Forever is a long time to finance anyone
The writer is an FT contributing editor
In July of 1595, the brothers Francisco and Pedro de Maluenda made a loan to Philip II, the Habsburg king of Castile, Aragón, Naples, Sicily, New Spain, Peru and at times England, Ireland, Portugal and the Netherlands. The brothers were financiers, from the Castilian market city of Burgos.
The king had obligations all over Europe, but no administrative way to pay them regularly, so he relied on lenders like the de Maluendas to do it for him. The loan was an asiento, a short-term agreement to make 12 monthly payments to Philip’s army in Lisbon. Philip was to pay the brothers back with the arrival of the silver fleet the next year. Instead of waiting for the fleet, however, they exercised a clause that allowed them to pay themselves back for the short-term asiento by selling juros, long-term loans on which the king paid interest. These included a few perpetual juros — loans on which the king would pay interest forever.
In October of this year, the financier George Soros proposed that Rishi Sunak issue perpetual gilts — bonds that pay interest forever. Sunak is the prime minister of only England, Scotland, Wales and Northern Ireland, but Soros argued that the perpetual would satisfy perplexed institutional investors looking for a stable long-term asset, and he reached back to England’s 1752 consolidated loans, also perpetuals, as a precedent.
There are plenty of other perpetual bonds — including the ones sold by the de Maluenda brothers — that show how historical precedents can be tricky. Traditionally, perpetuals had to be funded. That is, they needed a dedicated, specific source of tax income to guarantee the interest. And they didn’t always predictably behave like long-dated bonds. Forever isn’t just longer than 30 years. It’s a weird length of time.
Crucially, all of the juros the de Maluendas sold were funded — the interest payments were guaranteed by sales taxes, collected by Castile’s cities. As detailed in a 2018 paper by Carlos Álvarez-Nogal and Christophe Chamley, the brothers raised cash by selling juros to 74 Castilian and Genoese investors.

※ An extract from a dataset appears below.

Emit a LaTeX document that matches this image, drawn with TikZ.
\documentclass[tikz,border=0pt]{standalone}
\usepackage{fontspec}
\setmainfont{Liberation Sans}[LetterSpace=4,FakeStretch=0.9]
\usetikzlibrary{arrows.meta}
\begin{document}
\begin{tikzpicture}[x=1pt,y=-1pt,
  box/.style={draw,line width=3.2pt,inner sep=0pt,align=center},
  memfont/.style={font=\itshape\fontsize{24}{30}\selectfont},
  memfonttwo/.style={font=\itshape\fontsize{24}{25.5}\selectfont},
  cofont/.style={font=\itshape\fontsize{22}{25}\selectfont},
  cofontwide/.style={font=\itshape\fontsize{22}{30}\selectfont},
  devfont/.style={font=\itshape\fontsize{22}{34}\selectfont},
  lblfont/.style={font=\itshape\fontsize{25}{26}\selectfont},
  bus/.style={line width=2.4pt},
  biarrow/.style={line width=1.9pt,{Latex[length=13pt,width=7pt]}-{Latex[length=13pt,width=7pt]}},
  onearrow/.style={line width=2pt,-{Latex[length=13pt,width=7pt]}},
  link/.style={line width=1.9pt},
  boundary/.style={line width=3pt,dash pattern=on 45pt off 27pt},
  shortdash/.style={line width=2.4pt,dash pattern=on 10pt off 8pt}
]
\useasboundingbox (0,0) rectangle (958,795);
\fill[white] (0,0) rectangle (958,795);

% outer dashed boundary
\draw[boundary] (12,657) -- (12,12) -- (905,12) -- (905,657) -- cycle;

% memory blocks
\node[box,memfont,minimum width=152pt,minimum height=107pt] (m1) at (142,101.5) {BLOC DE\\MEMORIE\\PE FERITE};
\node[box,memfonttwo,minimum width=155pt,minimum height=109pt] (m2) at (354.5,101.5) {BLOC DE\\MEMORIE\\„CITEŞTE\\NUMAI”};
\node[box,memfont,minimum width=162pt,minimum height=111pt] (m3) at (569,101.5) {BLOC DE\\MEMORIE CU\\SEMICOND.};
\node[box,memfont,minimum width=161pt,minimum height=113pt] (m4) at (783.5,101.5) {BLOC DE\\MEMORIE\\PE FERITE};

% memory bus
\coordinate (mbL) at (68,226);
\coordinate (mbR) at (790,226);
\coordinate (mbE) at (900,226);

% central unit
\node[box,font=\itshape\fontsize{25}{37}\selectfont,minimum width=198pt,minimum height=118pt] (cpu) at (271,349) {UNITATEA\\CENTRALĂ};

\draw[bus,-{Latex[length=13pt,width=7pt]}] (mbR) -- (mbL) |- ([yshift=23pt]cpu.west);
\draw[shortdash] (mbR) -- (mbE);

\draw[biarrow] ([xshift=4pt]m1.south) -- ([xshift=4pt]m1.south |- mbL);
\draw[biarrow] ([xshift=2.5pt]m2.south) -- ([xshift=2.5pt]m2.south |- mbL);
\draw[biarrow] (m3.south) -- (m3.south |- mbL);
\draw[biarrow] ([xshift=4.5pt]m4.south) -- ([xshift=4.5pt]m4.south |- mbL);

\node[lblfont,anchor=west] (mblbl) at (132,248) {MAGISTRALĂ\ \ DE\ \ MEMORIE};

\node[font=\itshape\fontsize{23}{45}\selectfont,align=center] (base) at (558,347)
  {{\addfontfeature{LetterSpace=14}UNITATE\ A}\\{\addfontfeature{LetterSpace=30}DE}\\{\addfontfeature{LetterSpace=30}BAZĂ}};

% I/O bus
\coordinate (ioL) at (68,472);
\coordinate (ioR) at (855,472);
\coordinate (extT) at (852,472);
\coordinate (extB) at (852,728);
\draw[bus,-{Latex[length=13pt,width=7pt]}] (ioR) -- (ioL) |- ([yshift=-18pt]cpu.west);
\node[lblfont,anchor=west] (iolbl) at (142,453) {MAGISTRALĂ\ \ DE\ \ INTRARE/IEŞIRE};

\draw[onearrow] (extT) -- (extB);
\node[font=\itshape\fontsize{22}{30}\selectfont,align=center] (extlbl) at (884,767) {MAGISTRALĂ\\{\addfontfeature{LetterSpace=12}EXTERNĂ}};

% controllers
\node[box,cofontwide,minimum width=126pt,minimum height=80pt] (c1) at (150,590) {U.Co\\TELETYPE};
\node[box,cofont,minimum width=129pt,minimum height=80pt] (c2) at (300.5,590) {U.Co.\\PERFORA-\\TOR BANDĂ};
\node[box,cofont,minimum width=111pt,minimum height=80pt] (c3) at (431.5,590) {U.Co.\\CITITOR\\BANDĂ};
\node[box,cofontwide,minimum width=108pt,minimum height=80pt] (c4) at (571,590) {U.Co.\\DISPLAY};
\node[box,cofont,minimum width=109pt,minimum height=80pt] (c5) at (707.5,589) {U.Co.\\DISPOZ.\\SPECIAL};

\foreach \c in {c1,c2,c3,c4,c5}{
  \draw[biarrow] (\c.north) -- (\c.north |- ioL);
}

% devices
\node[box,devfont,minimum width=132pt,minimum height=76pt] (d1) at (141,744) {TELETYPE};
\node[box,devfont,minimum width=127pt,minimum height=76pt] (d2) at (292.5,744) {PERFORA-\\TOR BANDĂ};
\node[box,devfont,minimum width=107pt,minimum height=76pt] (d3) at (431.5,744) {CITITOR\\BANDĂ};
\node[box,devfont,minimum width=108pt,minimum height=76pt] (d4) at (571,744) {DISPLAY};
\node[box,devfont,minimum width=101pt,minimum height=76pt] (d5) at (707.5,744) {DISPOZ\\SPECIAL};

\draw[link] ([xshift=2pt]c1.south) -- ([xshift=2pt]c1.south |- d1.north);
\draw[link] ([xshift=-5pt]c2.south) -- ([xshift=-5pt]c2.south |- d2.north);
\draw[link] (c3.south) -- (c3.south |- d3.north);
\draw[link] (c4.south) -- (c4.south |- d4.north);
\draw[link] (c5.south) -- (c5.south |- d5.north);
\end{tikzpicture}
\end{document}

Almost all of them were sold as annuities on heads. The investor picked someone, usually a child, and the juro paid out 14 per cent so long as the child — the head — was still alive. Most investors bought on two heads; they’d pick two children, and the juro would pay out at 12 per cent so long as one was still alive. And only two investors picked the third option, a perpetual juro that paid out only 7 per cent. The yield curve on these annuities was inverted. The longer the duration, the lower the return. And even though forever at 7 per cent seems like a pretty good deal, almost no one took it. The perpetuals weren’t funded any more securely than the other annuities, and forever is a long time to trust anyone — even Philip II, king of everything.
We can trace annuities to medieval monasteries, which would take grants of land and in return provide a living, either in cash or in kind. As the historian James Tracy points out, when French cities began issuing annuities, they distinguished between rentes viagères — an annuity for life — and rentes héritables, heritable or perpetual annuities.
An annuity for life could be issued on the credit of the city, but a perpetual needed a little more security, and was usually funded by the income from a specific, named city property. In 2003, the Beinecke Library at Yale university acquired a 1648 perpetual bond from a Dutch water authority that continues today to pay interest. But according to the historians Jan de Vries and Ad van der Woude, most early-modern Dutch water boards funded that interest with a dedicated land tax, often as high as the property taxes assessed by the state. The Dutch created deep, liquid capital markets in sovereign debt in part because they were particularly inventive with new forms of taxation.
Even the 1752 consols that George Soros mentions as a model for the debt that Sunak should now issue were funded, too. The various debt issues the consols replaced had been funded by specific taxes on things the English couldn’t do without: coaches, windows and in particular wine and spirits. When the Exchequer issued its consols, it kept all those taxes and rolled them into a dedicated sinking fund, a vehicle dedicated to paying interest on the consols and, eventually, buying some of them back.
The prime minister does not seem inclined, so far, to take Soros’s suggestion. As a financier himself, he might believe that contemporary sovereign debt markets have already found a reasonable compromise between rolling over short-term debt and the complexities of forever. If he’s considering perpetuals, though, he’s going to need to think about how to fund them. Perhaps he could ensure comity among his several united kingdoms with a sinking fund and a dedicated new tax on whisky, whiskey and gin.